Large Multimodal Models for Low-Resource Languages: A Survey
Marian Lupascu, Ana-Cristina Rogoz, Mihai Sorin Stupariu, Radu Tudor Ionescu
TL;DR
This survey analyzes how large multimodal models are being adapted for low-resource languages by synthesizing 117 studies across 96 languages and proposing a six-category taxonomy (data creation, synthetic data, fusion, visual enhancement, cross-modal transfer, and architectural innovations). It finds text-image pairs dominate the field, with uneven language coverage and increasing attention to data resources, fusion strategies, and efficient architectures, while highlighting persistent evaluation and governance challenges. Visual information frequently benefits LR multimodal tasks, yet issues such as hallucination and computational constraints limit broader adoption.
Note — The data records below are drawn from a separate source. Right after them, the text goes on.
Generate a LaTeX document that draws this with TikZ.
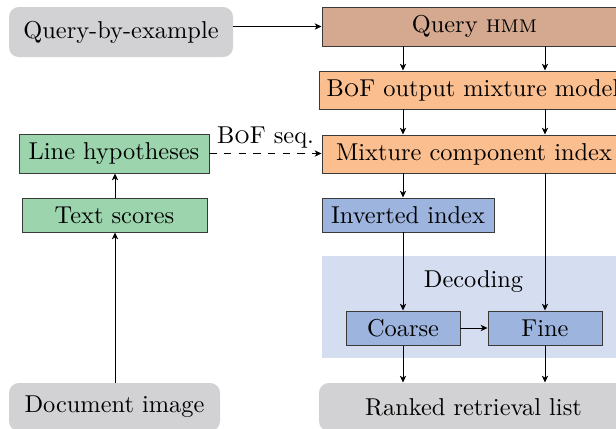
\documentclass[tikz,border=0pt]{standalone}
\usetikzlibrary{arrows.meta}
\definecolor{cgray}{HTML}{D2D2D4}
\definecolor{cbrown}{HTML}{D4A990}
\definecolor{corange}{HTML}{FBBE8F}
\definecolor{cgreen}{HTML}{9CD4AE}
\definecolor{cblue}{HTML}{9CB4DE}
\definecolor{cdec}{HTML}{D5DDF0}
\definecolor{cline}{HTML}{3A3A3A}
\begin{document}
\begin{tikzpicture}[x=0.41pt,y=-0.41pt,
  sz/.style 2 args={minimum width=#1*0.41pt, minimum height=#2*0.41pt, inner sep=0pt},
  term/.style={fill=cgray, rounded corners=4pt},
  proc/.style={draw=cline, line width=0.4pt},
  arr/.style={-{Stealth[length=2.8pt,width=2.6pt,inset=0.8pt]}, line width=0.4pt, black}]
\useasboundingbox (0,0) rectangle (616,428);
% decoding background
\fill[cdec] (322,256) rectangle (632,358);
\node (declabel) at (473.5,282) {Decoding};
% column coordinates
\coordinate (cA) at (403,0);
\coordinate (cB) at (545,0);
\coordinate (cL) at (115,0);
% nodes
\node[term, sz={224}{50}] (qbe) at (121,32) {Query-by-example};
\node[proc, fill=cbrown, sz={305}{39}] (qhmm) at (474.5,26.5) {Query \textsc{hmm}};
\node[proc, fill=corange, sz={308}{38}] (bof) at (473,90) {B\textsc{o}F output mixture model};
\node[proc, fill=corange, sz={304}{38}] (mci) at (474,154) {Mixture component index};
\node[proc, fill=cgreen, sz={190}{39}] (lh) at (114,153.5) {Line hypotheses};
\node[proc, fill=cgreen, sz={185}{34}] (ts) at (114.5,215) {Text scores};
\node[term, sz={211}{48}] (doc) at (114.5,407) {Document image};
\node[proc, fill=cblue, sz={172}{34}] (inv) at (408,215) {Inverted index};
\node[proc, fill=cblue, sz={114}{34}] (coarse) at (403,328) {Coarse};
\node[proc, fill=cblue, sz={114}{34}] (fine) at (545,328) {Fine};
\node[term, sz={309}{48}] (ranked) at (473.5,407) {Ranked retrieval list};
% connectors
\draw[arr] (qbe.east |- qhmm.west) -- (qhmm.west);
\draw[arr] (qhmm.south -| cA) -- (bof.north -| cA);
\draw[arr] (qhmm.south -| cB) -- (bof.north -| cB);
\draw[arr] (bof.south -| cA) -- (mci.north -| cA);
\draw[arr] (bof.south -| cB) -- (mci.north -| cB);
\draw[arr] (mci.south -| cA) -- (inv.north -| cA);
\draw[arr] (inv.south -| cA) -- (coarse.north);
\draw[arr] (mci.south -| cB) -- (fine.north);
\draw[arr] (coarse) -- (fine);
\draw[arr] (coarse.south) -- (ranked.north -| cA);
\draw[arr] (fine.south) -- (ranked.north -| cB);
\draw[arr] (doc.north -| cL) -- (ts.south -| cL);
\draw[arr] (ts.north -| cL) -- (lh.south -| cL);
\draw[arr, dashed] (lh.east) -- node[above, yshift=-1.5pt] (bofseq) {B\textsc{o}F seq.} (lh.east -| mci.west);
\end{tikzpicture}
\end{document}
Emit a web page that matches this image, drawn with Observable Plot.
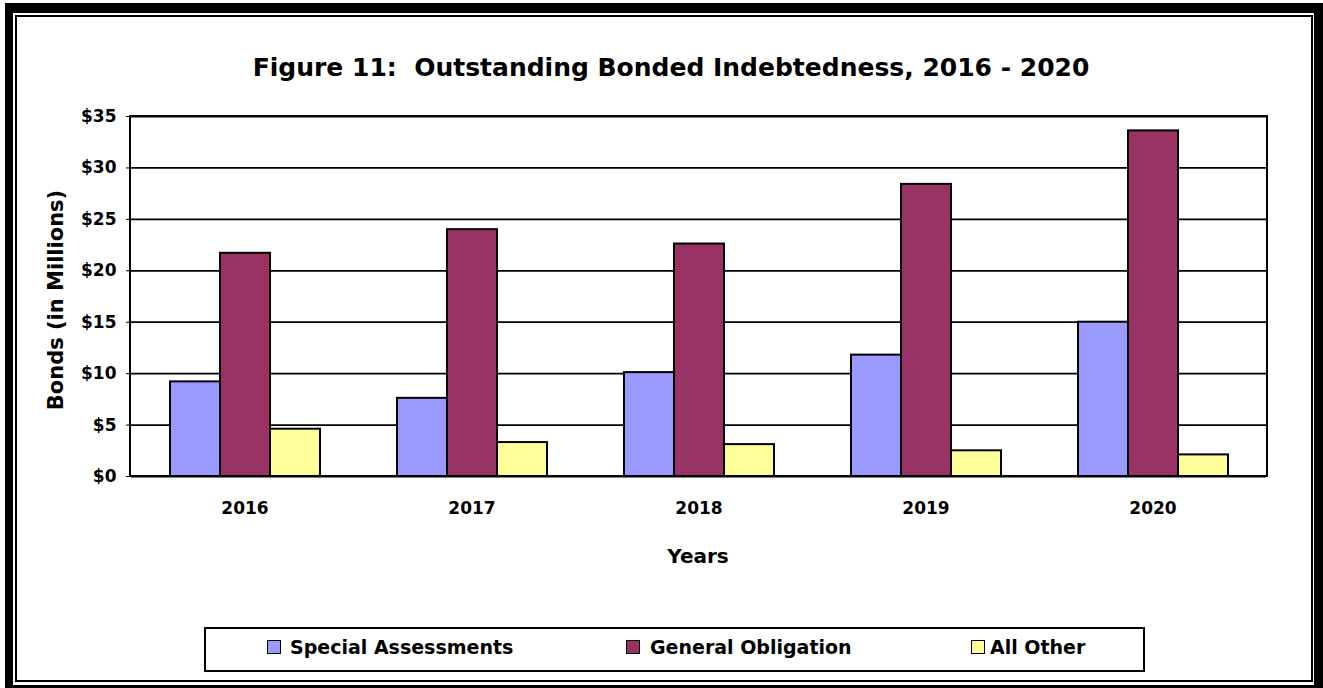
<!DOCTYPE html>
<html>
<head>
<meta charset="utf-8">
<script src="https://cdn.jsdelivr.net/npm/d3@7"></script>
<script src="https://cdn.jsdelivr.net/npm/@observablehq/plot@0.6"></script>
<style>
  html, body { margin: 0; padding: 0; background: #fff; width: 1323px; height: 688px; overflow: hidden;
    font-family: "DejaVu Sans", sans-serif; font-weight: bold; color: #000; }
  #outer { position: absolute; left: 5px; top: 3px; width: 1301px; height: 672px;
    border: 9px solid #000; border-left-width: 8px; border-top-width: 10px; }
  #inner { position: absolute; left: 15px; top: 15px; width: 1294px; height: 663px; border: 2px solid #000; }
  #title { position: absolute; left: 0; width: 1342px; top: 52px; line-height: 32px; text-align: center; font-size: 25px; white-space: pre; }
  #chart { position: absolute; left: 0; top: 100px; }
  #ytitle { position: absolute; left: -94px; top: 288px; width: 300px; height: 24px; line-height: 24px;
    text-align: center; font-size: 21px; transform: rotate(-90deg); }
  #xtitle { position: absolute; left: 598px; width: 200px; top: 543px; line-height: 26px; text-align: center; font-size: 20px; }
  #legend { position: absolute; left: 204px; top: 627px; width: 937px; height: 41px; border: 2px solid #000; background: #fff; }
  .sw { position: absolute; width: 12px; height: 12px; border: 1.5px solid #000; }
  .lt { position: absolute; font-size: 19px; line-height: 22px; white-space: nowrap; }
</style>
</head>
<body>
<div id="outer"></div>
<div id="inner"></div>
<div id="title">Figure 11:  Outstanding Bonded Indebtedness, 2016 - 2020</div>
<div id="chart"></div>
<div id="ytitle">Bonds (in Millions)</div>
<div id="xtitle">Years</div>
<div id="legendWrap"></div>
<script>
const years = ["2016", "2017", "2018", "2019", "2020"];
const seriesNames = ["Special Assessments", "General Obligation", "All Other"];
const specialAssessments = [9.2, 7.6, 10.1, 11.8, 15.0];
const generalObligation = [21.7, 24.0, 22.6, 28.4, 33.6];
const allOther = [4.6, 3.3, 3.1, 2.5, 2.1];
const seriesColors = ["#9999FF", "#993366", "#FFFF99"];
const yTicks = [0, 5, 10, 15, 20, 25, 30, 35];

const seriesValues = [specialAssessments, generalObligation, allOther];
const data = [];
years.forEach((yr, i) => {
  seriesNames.forEach((s, j) => data.push({year: yr, series: s, value: seriesValues[j][i]}));
});

const W = 1323, H = 490, mL = 130, mR = 56, mT = 16, mB = 114;
const chart = Plot.plot({
  width: W, height: H,
  marginLeft: mL, marginRight: mR, marginTop: mT, marginBottom: mB,
  style: {fontFamily: "DejaVu Sans", fontSize: "17px", fontWeight: "bold", background: "transparent", color: "#000", overflow: "visible"},
  fx: {domain: years, padding: 0, axis: "bottom", tickSize: 0, tickPadding: 25, label: null},
  x: {domain: seriesNames, paddingInner: 0, paddingOuter: 0.73, axis: null},
  y: {domain: [0, 35], ticks: yTicks, tickFormat: d => "$" + d, tickSize: 5, tickPadding: 10, label: null},
  color: {domain: seriesNames, range: seriesColors},
  marks: [
    Plot.ruleY(yTicks, {stroke: "#000", strokeWidth: 1.8}),
    Plot.barY(data, {fx: "year", x: "series", y: "value", fill: "series", stroke: "#000", strokeWidth: 2, inset: 0})
  ]
});
document.getElementById("chart").appendChild(chart);
d3.select(chart).append("rect")
  .attr("x", mL).attr("y", mT).attr("width", W - mL - mR).attr("height", H - mT - mB)
  .attr("fill", "none").attr("stroke", "#000").attr("stroke-width", 2);

// legend
const swLeft = [267, 626, 971];
const txtLeft = [290, 650, 990];
const wrap = document.getElementById("legendWrap");
const box = document.createElement("div"); box.id = "legend"; wrap.appendChild(box);
seriesNames.forEach((s, j) => {
  const sw = document.createElement("div"); sw.className = "sw";
  sw.style.left = swLeft[j] + "px"; sw.style.top = "640px"; sw.style.background = seriesColors[j];
  wrap.appendChild(sw);
  const t = document.createElement("div"); t.className = "lt";
  t.style.left = txtLeft[j] + "px"; t.style.top = "636px"; t.textContent = s;
  wrap.appendChild(t);
});
</script>
</body>
</html>
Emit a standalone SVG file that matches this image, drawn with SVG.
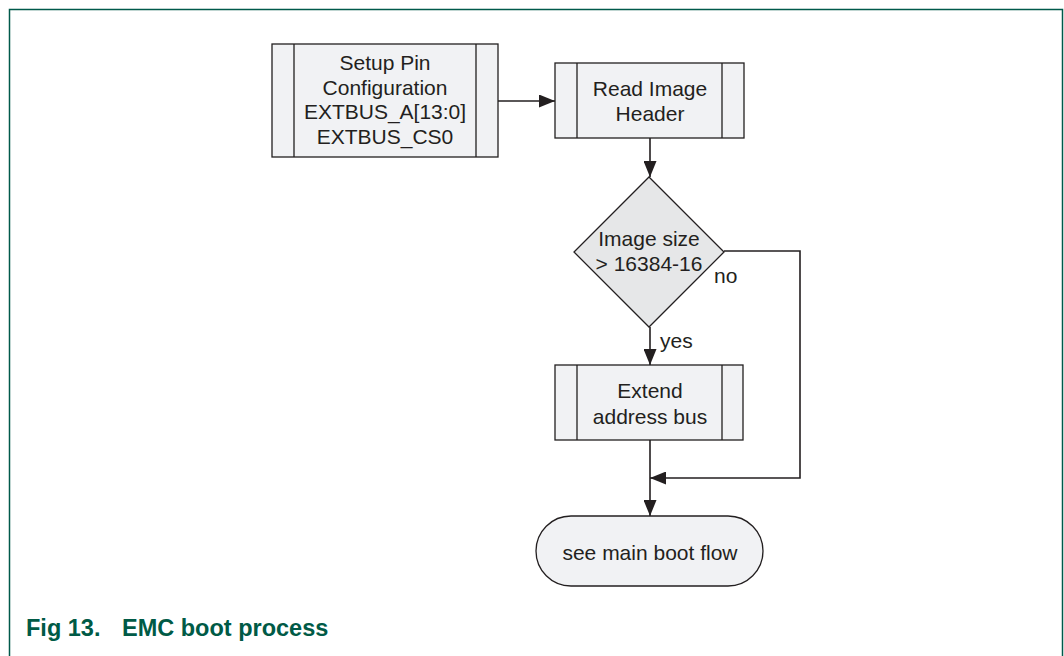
<svg xmlns="http://www.w3.org/2000/svg" width="1064" height="656" viewBox="0 0 1064 656">
<style>
.n{fill:#f1f2f4;stroke:#231f20;stroke-width:1.3}
.d{fill:#e6e7e8;stroke:#231f20;stroke-width:1.3}
.i{fill:none;stroke:#231f20;stroke-width:1.3}
.c{fill:none;stroke:#231f20;stroke-width:1.6}
text{font-family:"Liberation Sans",Arial,sans-serif;font-size:21px;fill:#231f20}
.t{text-anchor:middle}
.cap{font-weight:bold;font-size:23.5px;fill:#005a46}
</style>
<defs>
<marker id="ah" viewBox="0 0 16 13" refX="16" refY="6.5" markerWidth="16" markerHeight="13" markerUnits="userSpaceOnUse" orient="auto">
<path d="M0,0 L16,6.5 L0,13 z" fill="#231f20"/>
</marker>
</defs>
<rect width="1064" height="656" fill="#fff"/>
<path d="M9.5,656 V9.5 H1062.5 V656" fill="none" stroke="#00594a" stroke-width="1.5"/>
<g id="connectors">
<path class="c" d="M498,101 H555" marker-end="url(#ah)"/>
<path class="c" d="M650,138 V177" marker-end="url(#ah)"/>
<path class="c" d="M650,327 V365" marker-end="url(#ah)"/>
<path class="c" d="M724,251 H800 V478 H650" marker-end="url(#ah)"/>
<path class="c" d="M650,440 V516" marker-end="url(#ah)"/>
</g>
<g id="setup">
<rect class="n" x="272" y="44" width="226" height="113"/>
<path class="i" d="M294,44 V157 M476,44 V157"/>
<text class="t" x="385" y="70">Setup Pin</text>
<text class="t" x="385" y="95">Configuration</text>
<text class="t" x="385" y="119">EXTBUS_A[13:0]</text>
<text class="t" x="385" y="144">EXTBUS_CS0</text>
</g>
<g id="read">
<rect class="n" x="555" y="63" width="189" height="75"/>
<path class="i" d="M577,63 V138 M722,63 V138"/>
<text class="t" x="650" y="95.5">Read Image</text>
<text class="t" x="650" y="120.5">Header</text>
</g>
<g id="decision">
<path class="d" d="M649,177 L724,252 L649,327 L574,252 z"/>
<text class="t" x="649" y="245.5">Image size</text>
<text class="t" x="649" y="270.5">&gt; 16384-16</text>
</g>
<g id="labels">
<text x="714" y="283">no</text>
<text x="660" y="348">yes</text>
</g>
<g id="extend">
<rect class="n" x="555" y="365" width="188" height="75"/>
<path class="i" d="M577,365 V440 M722,365 V440"/>
<text class="t" x="650" y="397.5">Extend</text>
<text class="t" x="650" y="423.5">address bus</text>
</g>
<g id="end">
<rect class="n" x="536" y="516" width="227" height="70" rx="35" ry="35"/>
<text class="t" x="650" y="560">see main boot flow</text>
</g>
<text class="cap" x="26" y="636">Fig 13.</text>
<text class="cap" x="122" y="636">EMC boot process</text>
</svg>
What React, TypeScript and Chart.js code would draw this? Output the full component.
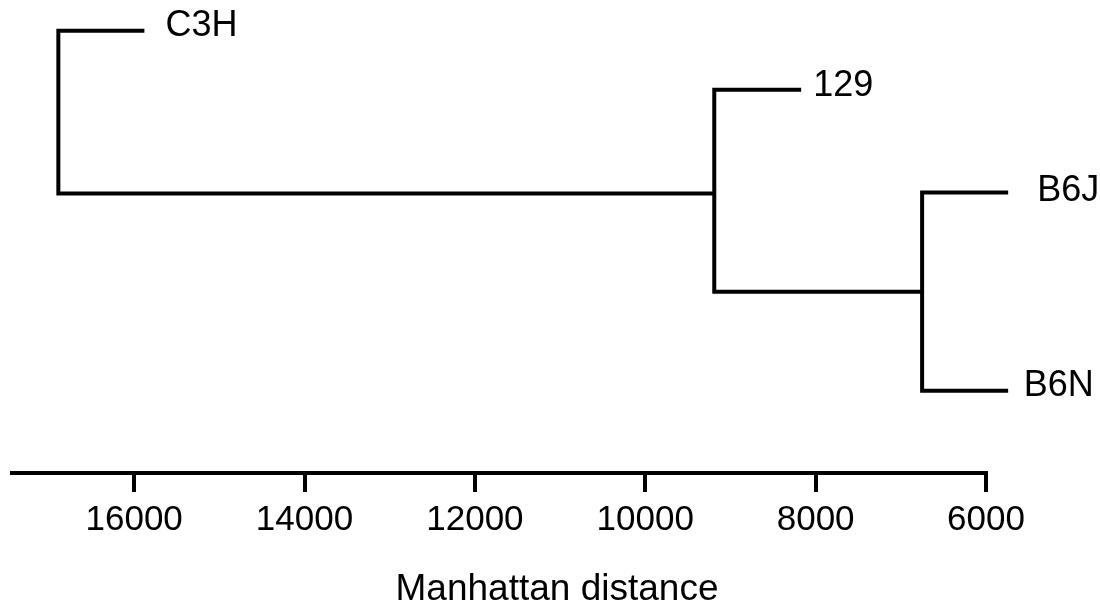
import React, { useEffect, useRef } from "react";
import { Chart, registerables } from "chart.js";

Chart.register(...registerables);

// ---- data ----
const leafNames = ["C3H", "129", "B6J", "B6N"];
const leafDistance = [15880, 8170, 5740, 5740];
const leafRow = [6.5, 19.0, 40.7, 82.6];

// merges reference indices: 0..3 leaves, 4.. merges (in order)
const mergeChildren = [
  [2, 3],
  [1, 4],
  [0, 5],
];
const mergeDistance = [6750, 9190, 16890];
const mergeRow = [61.7, 40.9, 23.7];

const tickValues = [16000, 14000, 12000, 10000, 8000, 6000];
const axisMin = 6000;
const axisMax = 17440;
const axisTitle = "Manhattan distance";

// ---- styles ----
const FONT = "'Liberation Sans', Arial, sans-serif";
const labelOffsets: Record<string, [number, number]> = {
  C3H: [21, -4.5],
  "129": [12, -3.5],
  B6J: [29, -1],
  B6N: [15.5, -5],
};

function nodePos(i: number) {
  if (i < leafNames.length) return { x: leafDistance[i], y: leafRow[i] };
  const m = i - leafNames.length;
  return { x: mergeDistance[m], y: mergeRow[m] };
}

export default function App() {
  const ref = useRef<HTMLCanvasElement>(null);

  useEffect(() => {
    if (!ref.current) return;
    const datasets = mergeChildren.map(([a, b], m) => {
      const A = nodePos(a);
      const B = nodePos(b);
      const h = mergeDistance[m];
      return {
        data: [
          { x: A.x, y: A.y },
          { x: h, y: A.y },
          { x: h, y: B.y },
          { x: B.x, y: B.y },
        ],
        showLine: true,
        borderColor: "#000",
        borderWidth: 4,
        pointRadius: 0,
        tension: 0,
        clip: false as any,
        borderJoinStyle: "miter" as const,
        borderCapStyle: "butt" as const,
      };
    });

    const textPlugin = {
      id: "dendroText",
      afterDraw(chart: any) {
        const ctx = chart.ctx;
        const xs = chart.scales.x;
        const ys = chart.scales.y;
        ctx.save();
        ctx.fillStyle = "#000";
        ctx.font = `36px ${FONT}`;
        ctx.textAlign = "left";
        ctx.textBaseline = "middle";
        leafNames.forEach((name, i) => {
          const [dx, dy] = labelOffsets[name] || [18, 0];
          const px = xs.getPixelForValue(leafDistance[i]) + dx;
          const py = ys.getPixelForValue(leafRow[i]) + dy;
          ctx.fillText(name, px, py);
        });
        ctx.font = `37px ${FONT}`;
        ctx.textAlign = "center";
        ctx.fillText(axisTitle, 557, 590);
        ctx.restore();
      },
    };

    const chart = new Chart(ref.current, {
      type: "scatter",
      data: { datasets: datasets as any },
      options: {
        animation: false,
        responsive: false,
        layout: { padding: { left: 11.5, right: 114, top: 0, bottom: 0 } },
        plugins: { legend: { display: false }, tooltip: { enabled: false } },
        scales: {
          x: {
            type: "linear",
            reverse: true,
            min: axisMin,
            max: axisMax,
            afterBuildTicks: (scale: any) => {
              scale.ticks = tickValues.map((v) => ({ value: v }));
            },
            afterFit: (scale: any) => {
              scale.height = 135;
            },
            grid: {
              display: true,
              drawOnChartArea: false,
              drawTicks: true,
              tickLength: 19,
              lineWidth: 4,
              color: "#000",
            },
            border: { display: true, width: 4, color: "#000" },
            ticks: {
              color: "#000",
              padding: 7,
              maxRotation: 0,
              autoSkip: false,
              font: { family: FONT, size: 35 },
              callback: (v: any) => String(v),
            },
            title: { display: false },
          },
          y: {
            type: "linear",
            display: false,
            reverse: true,
            min: 0,
            max: 100,
          },
        },
      },
      plugins: [textPlugin],
    });
    return () => chart.destroy();
  }, []);

  return (
    <div style={{ position: "absolute", left: 0, top: 0, width: 1100, height: 608, background: "#fff" }}>
      <canvas ref={ref} width={1100} height={608} />
    </div>
  );
}
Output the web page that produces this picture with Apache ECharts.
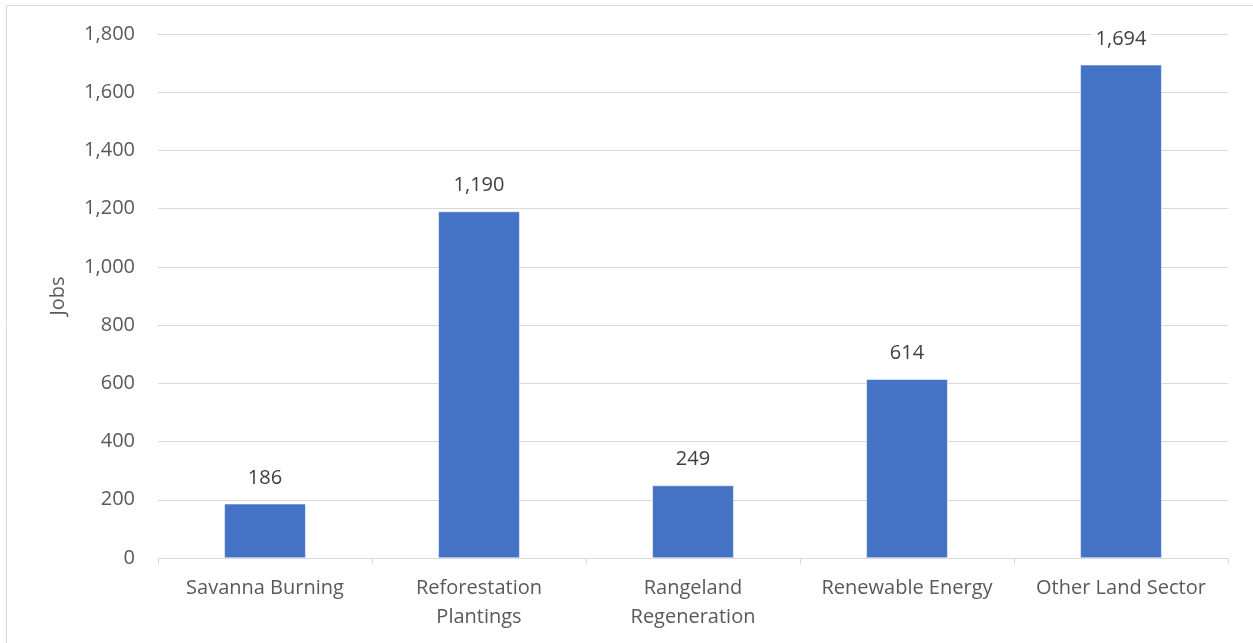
<!DOCTYPE html>
<html>
<head>
<meta charset="utf-8">
<script src="https://cdn.jsdelivr.net/npm/echarts@6/dist/echarts.min.js"></script>
<style>
  html, body { margin: 0; padding: 0; background: #fff; }
  #chart { width: 1253px; height: 643px; }
</style>
</head>
<body>
<div id="chart"></div>
<script>
// Jobs by activity
const categories = ['Savanna Burning', 'Reforestation\nPlantings', 'Rangeland\nRegeneration', 'Renewable Energy', 'Other Land Sector'];
const jobs = [186, 1190, 249, 614, 1694];
const yTicks = { min: 0, max: 1800, step: 200 };

const textColor = '#595959';
const fontFamily = '"Open Sans", "Noto Sans", sans-serif';

const chart = echarts.init(document.getElementById('chart'), null, { renderer: 'canvas' });
chart.setOption({
  backgroundColor: '#ffffff',
  animation: false,
  textStyle: { fontFamily: fontFamily },
  graphic: [{
    type: 'rect',
    shape: { x: 6.5, y: 5.5, width: 1270, height: 660 },
    style: { fill: 'none', stroke: '#d9d9d9', lineWidth: 1 },
    silent: true
  }],
  grid: { left: 158, right: 25, top: 34, bottom: 85, containLabel: false },
  xAxis: {
    type: 'category',
    data: categories,
    axisLine: { lineStyle: { color: '#d9d9d9', width: 1 } },
    axisTick: { show: true, length: 6, alignWithLabel: false, lineStyle: { color: '#d9d9d9' } },
    axisLabel: { color: textColor, fontFamily: fontFamily, fontSize: 20, margin: 16, lineHeight: 29, interval: 0 }
  },
  yAxis: {
    type: 'value',
    min: yTicks.min,
    max: yTicks.max,
    interval: yTicks.step,
    name: 'Jobs',
    nameLocation: 'middle',
    nameGap: 90,
    nameRotate: 90,
    nameTextStyle: { color: textColor, fontFamily: fontFamily, fontSize: 20 },
    axisLine: { show: false },
    axisTick: { show: false },
    splitLine: { lineStyle: { color: '#d9d9d9', width: 1 } },
    axisLabel: {
      color: textColor, fontFamily: fontFamily, fontSize: 20, margin: 23,
      formatter: v => v.toLocaleString('en-US')
    }
  },
  series: [{
    type: 'bar',
    data: jobs,
    barWidth: '38%',
    itemStyle: { color: '#4472c4', borderColor: '#ffffff', borderWidth: 0.5 },
    label: {
      show: true,
      position: 'top',
      distance: 14,
      color: '#404040',
      fontFamily: fontFamily,
      fontSize: 20,
      backgroundColor: '#ffffff',
      padding: [2, 4],
      formatter: p => p.value.toLocaleString('en-US')
    }
  }]
});
</script>
</body>
</html>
The work offers practical guidelines, an open-source repository, and future directions to promote equitable, community-centered progress in LR multimodal NLP.
Abstract
In this survey, we systematically analyze techniques used to adapt large multimodal models (LMMs) for low-resource (LR) languages, examining approaches ranging from visual enhancement and data creation to cross-modal transfer and fusion strategies. Through a comprehensive analysis of 117 studies across 96 LR languages, we identify key patterns in how researchers tackle the challenges of limited data and computational resources. We categorize works into resource-oriented and method-oriented contributions, further dividing contributions into relevant sub-categories. We compare method-oriented contributions in terms of performance and efficiency, discussing benefits and limitations of representative studies. We find that visual information often serves as a crucial bridge for improving model performance in LR settings, though significant challenges remain in areas such as hallucination mitigation and computational efficiency. In summary, we provide researchers with a clear understanding of current approaches and remaining challenges in making LMMs more accessible to speakers of LR (understudied) languages. We complement our survey with an open-source repository available at: https://github.com/marianlupascu/LMM4LRL-Survey.